Architecture Overview
AI Cost Firewall is a lightweight LLM infrastructure component.
Components
AI Cost Firewall
The Rust + Axum gateway that validates requests, checks caches, forwards misses upstream, stores cache entries, and exposes metrics.
Redis / Valkey
Stores exact cache entries.
Qdrant
Stores semantic cache entries and performs vector search. AI Cost Firewall uses Qdrant gRPC on port 6334.
OpenAI-compatible chat upstream
Receives cache misses.
OpenAI-compatible embedding provider
Semantic caching uses embeddings generated by the configured embedding provider. The embedding provider may be the same service as the chat upstream or a separate OpenAI-compatible endpoint.

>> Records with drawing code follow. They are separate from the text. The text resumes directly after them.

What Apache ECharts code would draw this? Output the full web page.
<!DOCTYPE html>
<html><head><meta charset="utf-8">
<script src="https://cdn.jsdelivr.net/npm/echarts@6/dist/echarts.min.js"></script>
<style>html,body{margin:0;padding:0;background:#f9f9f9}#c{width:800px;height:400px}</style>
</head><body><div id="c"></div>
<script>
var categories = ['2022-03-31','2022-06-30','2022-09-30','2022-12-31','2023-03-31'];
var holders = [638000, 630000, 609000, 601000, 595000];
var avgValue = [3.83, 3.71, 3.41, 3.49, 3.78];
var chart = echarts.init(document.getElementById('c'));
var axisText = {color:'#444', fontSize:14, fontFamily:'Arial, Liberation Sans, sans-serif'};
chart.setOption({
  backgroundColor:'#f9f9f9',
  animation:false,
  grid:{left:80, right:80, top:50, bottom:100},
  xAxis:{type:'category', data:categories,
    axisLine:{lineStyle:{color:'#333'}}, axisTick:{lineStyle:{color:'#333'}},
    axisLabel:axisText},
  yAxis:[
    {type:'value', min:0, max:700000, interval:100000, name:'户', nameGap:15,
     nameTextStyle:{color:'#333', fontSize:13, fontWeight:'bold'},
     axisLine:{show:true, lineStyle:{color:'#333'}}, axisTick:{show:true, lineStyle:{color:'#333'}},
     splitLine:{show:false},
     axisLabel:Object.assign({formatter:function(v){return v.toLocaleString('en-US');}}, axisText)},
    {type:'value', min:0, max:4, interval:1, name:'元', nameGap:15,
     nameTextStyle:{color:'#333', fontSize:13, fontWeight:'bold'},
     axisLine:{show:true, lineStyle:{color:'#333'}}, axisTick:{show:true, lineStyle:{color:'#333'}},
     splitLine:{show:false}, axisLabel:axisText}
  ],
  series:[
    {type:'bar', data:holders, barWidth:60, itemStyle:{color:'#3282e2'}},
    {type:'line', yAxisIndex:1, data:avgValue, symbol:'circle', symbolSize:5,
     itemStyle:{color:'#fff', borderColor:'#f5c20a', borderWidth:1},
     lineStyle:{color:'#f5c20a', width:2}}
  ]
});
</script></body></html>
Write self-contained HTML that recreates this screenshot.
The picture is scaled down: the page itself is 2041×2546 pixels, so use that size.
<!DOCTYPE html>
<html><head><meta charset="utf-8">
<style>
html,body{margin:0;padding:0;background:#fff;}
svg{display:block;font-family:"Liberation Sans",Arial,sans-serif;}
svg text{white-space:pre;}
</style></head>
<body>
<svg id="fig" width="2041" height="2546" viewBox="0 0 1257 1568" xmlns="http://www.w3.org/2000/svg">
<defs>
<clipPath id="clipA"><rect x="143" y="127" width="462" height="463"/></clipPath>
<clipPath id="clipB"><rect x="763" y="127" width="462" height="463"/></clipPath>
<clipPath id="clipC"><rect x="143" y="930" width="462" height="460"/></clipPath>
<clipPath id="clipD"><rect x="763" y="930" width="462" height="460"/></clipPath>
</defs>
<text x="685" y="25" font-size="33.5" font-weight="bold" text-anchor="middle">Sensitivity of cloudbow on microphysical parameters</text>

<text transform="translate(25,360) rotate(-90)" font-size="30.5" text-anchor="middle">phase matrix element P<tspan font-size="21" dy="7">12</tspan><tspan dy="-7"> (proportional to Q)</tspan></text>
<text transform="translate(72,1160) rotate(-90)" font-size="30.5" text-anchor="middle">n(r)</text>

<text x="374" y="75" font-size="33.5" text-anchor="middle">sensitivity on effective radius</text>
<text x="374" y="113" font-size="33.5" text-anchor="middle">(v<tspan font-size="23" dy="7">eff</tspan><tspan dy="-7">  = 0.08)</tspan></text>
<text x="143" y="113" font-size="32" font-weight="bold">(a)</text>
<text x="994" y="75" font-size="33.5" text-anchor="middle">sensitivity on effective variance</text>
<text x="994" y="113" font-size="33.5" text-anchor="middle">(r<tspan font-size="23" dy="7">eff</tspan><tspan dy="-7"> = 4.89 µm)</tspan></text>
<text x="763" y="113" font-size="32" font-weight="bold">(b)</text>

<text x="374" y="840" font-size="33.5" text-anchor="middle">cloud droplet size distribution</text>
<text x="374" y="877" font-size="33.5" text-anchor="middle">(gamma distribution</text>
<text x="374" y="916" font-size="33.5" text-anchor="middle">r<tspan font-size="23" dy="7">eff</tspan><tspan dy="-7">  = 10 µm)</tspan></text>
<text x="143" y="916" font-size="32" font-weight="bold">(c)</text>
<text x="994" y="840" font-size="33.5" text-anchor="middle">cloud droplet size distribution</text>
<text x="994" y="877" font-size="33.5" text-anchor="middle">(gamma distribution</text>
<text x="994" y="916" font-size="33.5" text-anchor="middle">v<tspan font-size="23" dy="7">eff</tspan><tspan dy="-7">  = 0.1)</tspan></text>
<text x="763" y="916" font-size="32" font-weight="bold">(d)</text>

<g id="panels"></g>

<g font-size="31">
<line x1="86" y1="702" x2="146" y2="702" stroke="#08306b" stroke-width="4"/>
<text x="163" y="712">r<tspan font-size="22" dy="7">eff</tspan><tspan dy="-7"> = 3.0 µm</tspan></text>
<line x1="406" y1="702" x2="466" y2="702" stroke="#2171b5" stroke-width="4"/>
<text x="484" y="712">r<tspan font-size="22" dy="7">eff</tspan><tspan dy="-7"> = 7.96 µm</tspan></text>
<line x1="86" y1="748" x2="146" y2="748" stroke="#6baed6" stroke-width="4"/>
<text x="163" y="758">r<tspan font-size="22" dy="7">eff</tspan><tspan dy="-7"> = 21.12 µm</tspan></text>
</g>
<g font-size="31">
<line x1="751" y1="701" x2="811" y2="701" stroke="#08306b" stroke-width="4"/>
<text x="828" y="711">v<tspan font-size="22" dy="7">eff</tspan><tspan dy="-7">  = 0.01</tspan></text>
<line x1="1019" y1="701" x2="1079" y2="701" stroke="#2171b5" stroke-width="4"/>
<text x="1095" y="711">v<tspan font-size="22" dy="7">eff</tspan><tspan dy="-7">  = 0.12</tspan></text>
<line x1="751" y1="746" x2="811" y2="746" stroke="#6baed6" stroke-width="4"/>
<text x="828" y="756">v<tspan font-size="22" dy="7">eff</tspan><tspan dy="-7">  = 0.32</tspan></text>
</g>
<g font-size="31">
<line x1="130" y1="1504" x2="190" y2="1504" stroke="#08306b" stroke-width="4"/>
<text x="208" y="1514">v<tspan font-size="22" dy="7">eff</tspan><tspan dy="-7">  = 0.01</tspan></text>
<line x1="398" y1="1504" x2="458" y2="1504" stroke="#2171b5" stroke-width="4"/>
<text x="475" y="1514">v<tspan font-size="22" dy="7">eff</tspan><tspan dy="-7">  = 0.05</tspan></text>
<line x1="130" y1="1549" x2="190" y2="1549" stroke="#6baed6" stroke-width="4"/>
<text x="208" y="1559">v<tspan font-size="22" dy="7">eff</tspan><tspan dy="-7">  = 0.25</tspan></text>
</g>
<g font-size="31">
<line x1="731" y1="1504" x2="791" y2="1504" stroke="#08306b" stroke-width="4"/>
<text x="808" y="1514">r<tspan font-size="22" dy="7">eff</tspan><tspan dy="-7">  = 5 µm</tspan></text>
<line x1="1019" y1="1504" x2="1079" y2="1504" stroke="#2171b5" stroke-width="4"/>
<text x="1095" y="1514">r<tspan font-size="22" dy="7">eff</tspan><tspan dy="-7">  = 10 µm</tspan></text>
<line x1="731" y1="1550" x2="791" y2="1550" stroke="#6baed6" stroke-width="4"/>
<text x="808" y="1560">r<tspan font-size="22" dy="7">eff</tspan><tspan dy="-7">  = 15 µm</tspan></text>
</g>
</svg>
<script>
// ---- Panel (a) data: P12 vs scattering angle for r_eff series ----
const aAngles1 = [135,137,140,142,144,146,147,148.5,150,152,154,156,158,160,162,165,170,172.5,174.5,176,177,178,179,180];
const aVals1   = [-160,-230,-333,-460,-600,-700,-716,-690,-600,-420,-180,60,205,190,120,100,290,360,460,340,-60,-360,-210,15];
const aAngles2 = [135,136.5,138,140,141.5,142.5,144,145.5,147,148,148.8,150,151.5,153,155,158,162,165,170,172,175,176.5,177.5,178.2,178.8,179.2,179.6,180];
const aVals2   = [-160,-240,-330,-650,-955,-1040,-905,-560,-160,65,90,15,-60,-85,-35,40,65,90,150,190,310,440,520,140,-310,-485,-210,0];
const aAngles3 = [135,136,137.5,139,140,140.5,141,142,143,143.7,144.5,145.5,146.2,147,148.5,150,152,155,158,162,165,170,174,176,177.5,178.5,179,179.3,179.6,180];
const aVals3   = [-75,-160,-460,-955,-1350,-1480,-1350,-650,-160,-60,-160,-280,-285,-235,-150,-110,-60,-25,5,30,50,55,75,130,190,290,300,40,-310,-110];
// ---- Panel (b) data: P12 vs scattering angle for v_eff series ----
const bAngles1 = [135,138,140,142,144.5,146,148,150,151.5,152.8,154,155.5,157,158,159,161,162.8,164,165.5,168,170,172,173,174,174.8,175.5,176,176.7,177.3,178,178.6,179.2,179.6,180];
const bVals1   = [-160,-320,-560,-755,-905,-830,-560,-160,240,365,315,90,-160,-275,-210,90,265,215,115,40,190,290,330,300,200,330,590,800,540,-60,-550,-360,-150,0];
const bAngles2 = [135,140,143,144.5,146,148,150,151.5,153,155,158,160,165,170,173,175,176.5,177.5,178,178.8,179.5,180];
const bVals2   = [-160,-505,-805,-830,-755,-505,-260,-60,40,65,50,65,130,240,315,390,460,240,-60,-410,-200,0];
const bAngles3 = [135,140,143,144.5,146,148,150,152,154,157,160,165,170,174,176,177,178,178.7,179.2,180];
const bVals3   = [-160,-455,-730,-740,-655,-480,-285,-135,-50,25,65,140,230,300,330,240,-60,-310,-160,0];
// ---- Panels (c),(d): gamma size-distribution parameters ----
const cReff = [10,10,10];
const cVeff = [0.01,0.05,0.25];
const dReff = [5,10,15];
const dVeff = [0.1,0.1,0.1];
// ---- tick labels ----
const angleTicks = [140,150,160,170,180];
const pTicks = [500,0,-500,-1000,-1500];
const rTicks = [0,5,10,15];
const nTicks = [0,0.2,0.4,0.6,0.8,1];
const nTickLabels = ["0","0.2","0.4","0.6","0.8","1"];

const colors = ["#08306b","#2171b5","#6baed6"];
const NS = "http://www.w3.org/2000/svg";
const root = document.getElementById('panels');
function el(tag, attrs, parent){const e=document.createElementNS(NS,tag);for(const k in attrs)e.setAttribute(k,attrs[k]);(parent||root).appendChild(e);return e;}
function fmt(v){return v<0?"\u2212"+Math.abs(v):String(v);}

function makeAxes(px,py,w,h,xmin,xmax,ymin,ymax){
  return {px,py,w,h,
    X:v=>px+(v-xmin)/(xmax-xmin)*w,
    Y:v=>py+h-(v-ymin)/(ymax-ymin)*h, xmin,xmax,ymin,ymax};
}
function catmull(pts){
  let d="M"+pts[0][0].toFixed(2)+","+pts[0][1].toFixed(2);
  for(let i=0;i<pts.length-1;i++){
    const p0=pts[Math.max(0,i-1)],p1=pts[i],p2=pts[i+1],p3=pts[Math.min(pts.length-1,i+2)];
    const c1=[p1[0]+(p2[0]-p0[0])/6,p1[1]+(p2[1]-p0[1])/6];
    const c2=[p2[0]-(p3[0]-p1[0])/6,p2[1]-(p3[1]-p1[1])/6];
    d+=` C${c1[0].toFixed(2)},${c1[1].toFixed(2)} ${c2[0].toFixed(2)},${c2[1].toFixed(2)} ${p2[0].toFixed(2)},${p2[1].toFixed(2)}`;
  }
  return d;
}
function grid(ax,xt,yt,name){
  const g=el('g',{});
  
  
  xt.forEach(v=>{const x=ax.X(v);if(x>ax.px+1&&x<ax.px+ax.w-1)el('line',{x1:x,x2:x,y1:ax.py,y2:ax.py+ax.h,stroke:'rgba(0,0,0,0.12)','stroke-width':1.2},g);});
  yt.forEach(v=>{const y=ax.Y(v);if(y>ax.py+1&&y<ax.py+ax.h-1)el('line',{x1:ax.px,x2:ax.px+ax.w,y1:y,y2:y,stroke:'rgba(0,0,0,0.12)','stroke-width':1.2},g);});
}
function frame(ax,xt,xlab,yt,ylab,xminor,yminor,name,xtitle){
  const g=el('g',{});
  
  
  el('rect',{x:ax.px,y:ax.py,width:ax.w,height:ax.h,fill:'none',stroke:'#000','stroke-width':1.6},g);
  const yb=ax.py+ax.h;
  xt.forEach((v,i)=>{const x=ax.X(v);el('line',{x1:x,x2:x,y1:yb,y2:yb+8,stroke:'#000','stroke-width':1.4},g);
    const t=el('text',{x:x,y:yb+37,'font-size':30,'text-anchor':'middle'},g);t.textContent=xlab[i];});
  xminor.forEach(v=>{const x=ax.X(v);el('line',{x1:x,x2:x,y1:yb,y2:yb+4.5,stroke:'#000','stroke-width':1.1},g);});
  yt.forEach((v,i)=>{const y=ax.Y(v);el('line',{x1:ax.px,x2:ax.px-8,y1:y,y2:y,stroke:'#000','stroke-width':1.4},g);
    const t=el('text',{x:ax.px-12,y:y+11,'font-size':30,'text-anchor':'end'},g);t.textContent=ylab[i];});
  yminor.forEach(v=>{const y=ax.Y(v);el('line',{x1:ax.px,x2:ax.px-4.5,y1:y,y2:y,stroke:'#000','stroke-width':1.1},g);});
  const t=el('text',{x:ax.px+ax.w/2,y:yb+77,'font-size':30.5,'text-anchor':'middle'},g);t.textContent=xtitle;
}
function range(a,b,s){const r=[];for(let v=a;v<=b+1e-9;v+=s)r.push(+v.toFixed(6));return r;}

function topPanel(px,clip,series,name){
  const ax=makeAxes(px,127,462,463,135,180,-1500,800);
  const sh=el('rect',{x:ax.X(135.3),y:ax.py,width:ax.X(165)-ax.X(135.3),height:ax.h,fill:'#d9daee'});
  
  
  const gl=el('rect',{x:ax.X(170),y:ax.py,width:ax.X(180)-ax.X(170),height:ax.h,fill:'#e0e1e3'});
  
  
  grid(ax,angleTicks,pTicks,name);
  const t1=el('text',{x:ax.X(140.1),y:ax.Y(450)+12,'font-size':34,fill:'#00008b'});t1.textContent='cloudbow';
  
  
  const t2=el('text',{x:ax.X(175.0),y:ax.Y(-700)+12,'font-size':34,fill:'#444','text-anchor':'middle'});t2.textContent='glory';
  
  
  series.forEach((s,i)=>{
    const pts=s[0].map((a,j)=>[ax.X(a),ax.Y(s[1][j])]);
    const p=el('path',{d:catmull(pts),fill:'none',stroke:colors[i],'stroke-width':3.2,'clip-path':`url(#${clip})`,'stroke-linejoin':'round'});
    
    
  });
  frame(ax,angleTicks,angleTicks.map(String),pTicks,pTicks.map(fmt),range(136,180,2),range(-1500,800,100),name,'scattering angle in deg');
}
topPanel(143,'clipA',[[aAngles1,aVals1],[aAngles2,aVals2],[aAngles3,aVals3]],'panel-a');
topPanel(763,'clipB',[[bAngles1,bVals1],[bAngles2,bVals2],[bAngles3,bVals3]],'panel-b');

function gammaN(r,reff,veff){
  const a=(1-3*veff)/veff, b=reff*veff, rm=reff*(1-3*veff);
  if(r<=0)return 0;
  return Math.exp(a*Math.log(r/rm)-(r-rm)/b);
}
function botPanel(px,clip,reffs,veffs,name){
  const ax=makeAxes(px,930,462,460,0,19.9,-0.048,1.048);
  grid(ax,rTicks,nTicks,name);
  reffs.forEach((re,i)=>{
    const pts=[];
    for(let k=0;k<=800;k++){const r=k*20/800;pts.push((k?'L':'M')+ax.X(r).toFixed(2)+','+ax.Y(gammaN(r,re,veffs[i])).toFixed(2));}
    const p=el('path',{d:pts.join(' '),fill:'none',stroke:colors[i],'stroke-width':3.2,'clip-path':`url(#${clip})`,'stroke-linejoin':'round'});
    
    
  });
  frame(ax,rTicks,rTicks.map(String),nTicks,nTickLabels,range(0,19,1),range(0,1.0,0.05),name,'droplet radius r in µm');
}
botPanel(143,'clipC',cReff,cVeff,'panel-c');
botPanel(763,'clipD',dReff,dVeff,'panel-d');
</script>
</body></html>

OpenAI-Compatible Provider Flexibility
AI Cost Firewall supports practical OpenAI-compatible providers including:
- OpenAI
- Ollama
- LM Studio
- vLLM
- LiteLLM
- OpenRouter
without requiring provider-specific configuration blocks.
The deployment stack also includes:
- Prometheus
- Grafana
- Overview dashboard
- Diagnostics dashboard
See:
deploy/examples/
Prometheus and Grafana
Prometheus scrapes /metrics; Grafana visualizes cache performance, savings, and diagnostics.